__To be done__. Only the lines from the start of the data to the line containing "const GAP = 0.47;", both included, should be output, exactly and without pictures.

======

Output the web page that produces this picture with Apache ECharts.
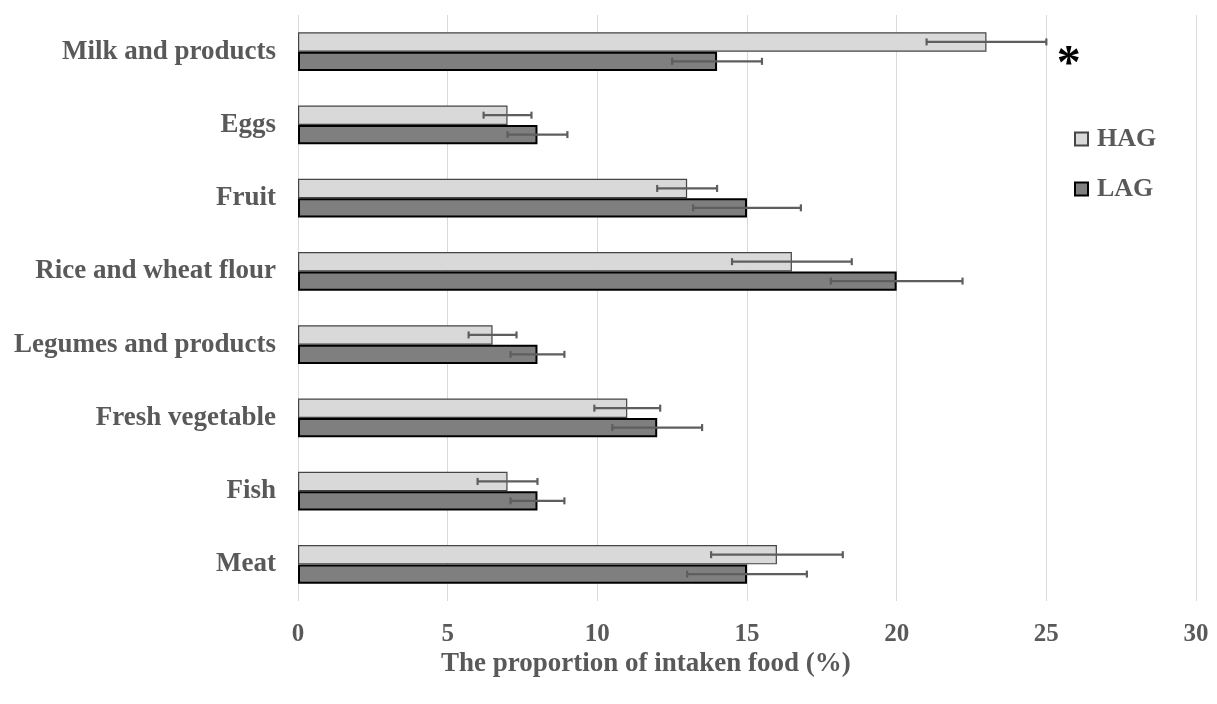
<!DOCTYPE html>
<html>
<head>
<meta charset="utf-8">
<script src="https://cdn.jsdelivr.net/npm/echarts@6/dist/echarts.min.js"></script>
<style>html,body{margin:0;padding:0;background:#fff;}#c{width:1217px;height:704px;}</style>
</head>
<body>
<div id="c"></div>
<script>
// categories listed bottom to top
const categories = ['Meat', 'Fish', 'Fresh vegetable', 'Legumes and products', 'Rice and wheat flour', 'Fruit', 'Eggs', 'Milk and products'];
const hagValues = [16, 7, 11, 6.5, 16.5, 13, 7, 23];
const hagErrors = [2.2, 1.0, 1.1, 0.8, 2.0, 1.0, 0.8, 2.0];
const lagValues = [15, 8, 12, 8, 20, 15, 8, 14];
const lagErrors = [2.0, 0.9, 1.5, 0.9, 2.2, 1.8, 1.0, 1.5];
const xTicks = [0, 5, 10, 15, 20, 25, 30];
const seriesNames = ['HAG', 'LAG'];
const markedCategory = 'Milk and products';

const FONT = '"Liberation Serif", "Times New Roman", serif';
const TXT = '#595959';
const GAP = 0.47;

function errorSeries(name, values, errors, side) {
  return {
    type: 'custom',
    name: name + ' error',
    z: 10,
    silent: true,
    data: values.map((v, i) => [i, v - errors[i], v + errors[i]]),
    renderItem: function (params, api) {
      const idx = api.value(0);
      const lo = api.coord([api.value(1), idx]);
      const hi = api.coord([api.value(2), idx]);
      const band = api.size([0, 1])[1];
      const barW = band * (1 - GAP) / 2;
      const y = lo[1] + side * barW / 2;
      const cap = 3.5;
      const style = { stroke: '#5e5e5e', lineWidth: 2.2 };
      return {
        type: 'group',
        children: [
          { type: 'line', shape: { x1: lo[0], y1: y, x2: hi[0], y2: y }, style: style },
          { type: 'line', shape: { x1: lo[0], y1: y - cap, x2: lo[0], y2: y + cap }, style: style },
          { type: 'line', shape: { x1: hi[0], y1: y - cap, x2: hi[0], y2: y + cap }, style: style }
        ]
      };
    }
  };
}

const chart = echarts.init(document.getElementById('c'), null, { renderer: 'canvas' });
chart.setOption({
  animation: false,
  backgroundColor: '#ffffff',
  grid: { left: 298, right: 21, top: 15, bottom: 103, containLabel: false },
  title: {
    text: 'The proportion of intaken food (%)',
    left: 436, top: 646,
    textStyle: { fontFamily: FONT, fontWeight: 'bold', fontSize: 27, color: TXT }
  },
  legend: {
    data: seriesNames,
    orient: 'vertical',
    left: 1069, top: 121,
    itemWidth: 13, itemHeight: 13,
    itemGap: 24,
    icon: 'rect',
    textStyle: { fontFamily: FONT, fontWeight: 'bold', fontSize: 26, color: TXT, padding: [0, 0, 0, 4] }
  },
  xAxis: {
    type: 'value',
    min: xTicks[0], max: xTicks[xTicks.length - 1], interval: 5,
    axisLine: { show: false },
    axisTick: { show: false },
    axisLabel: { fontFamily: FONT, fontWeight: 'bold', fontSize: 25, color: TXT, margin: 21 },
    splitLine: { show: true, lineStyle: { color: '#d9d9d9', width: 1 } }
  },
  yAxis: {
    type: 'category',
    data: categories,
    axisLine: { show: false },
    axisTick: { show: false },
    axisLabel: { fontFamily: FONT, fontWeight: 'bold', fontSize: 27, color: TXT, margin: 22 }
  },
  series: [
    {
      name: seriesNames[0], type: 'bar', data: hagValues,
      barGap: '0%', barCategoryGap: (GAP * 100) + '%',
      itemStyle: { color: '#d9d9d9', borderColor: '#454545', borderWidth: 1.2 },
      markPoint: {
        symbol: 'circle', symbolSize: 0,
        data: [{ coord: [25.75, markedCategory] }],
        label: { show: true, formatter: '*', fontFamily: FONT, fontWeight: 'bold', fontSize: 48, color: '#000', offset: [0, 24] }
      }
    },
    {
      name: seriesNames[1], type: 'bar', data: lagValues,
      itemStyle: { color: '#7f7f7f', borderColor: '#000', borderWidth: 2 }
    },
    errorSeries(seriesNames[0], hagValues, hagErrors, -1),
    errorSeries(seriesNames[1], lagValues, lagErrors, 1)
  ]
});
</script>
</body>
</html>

======

__Output of the task__.
Output the web page that produces this picture with Apache ECharts.
<!DOCTYPE html>
<html>
<head>
<meta charset="utf-8">
<script src="https://cdn.jsdelivr.net/npm/echarts@6/dist/echarts.min.js"></script>
<style>html,body{margin:0;padding:0;background:#fff;}#c{width:1217px;height:704px;}</style>
</head>
<body>
<div id="c"></div>
<script>
// categories listed bottom to top
const categories = ['Meat', 'Fish', 'Fresh vegetable', 'Legumes and products', 'Rice and wheat flour', 'Fruit', 'Eggs', 'Milk and products'];
const hagValues = [16, 7, 11, 6.5, 16.5, 13, 7, 23];
const hagErrors = [2.2, 1.0, 1.1, 0.8, 2.0, 1.0, 0.8, 2.0];
const lagValues = [15, 8, 12, 8, 20, 15, 8, 14];
const lagErrors = [2.0, 0.9, 1.5, 0.9, 2.2, 1.8, 1.0, 1.5];
const xTicks = [0, 5, 10, 15, 20, 25, 30];
const seriesNames = ['HAG', 'LAG'];
const markedCategory = 'Milk and products';

const FONT = '"Liberation Serif", "Times New Roman", serif';
const TXT = '#595959';
const GAP = 0.47;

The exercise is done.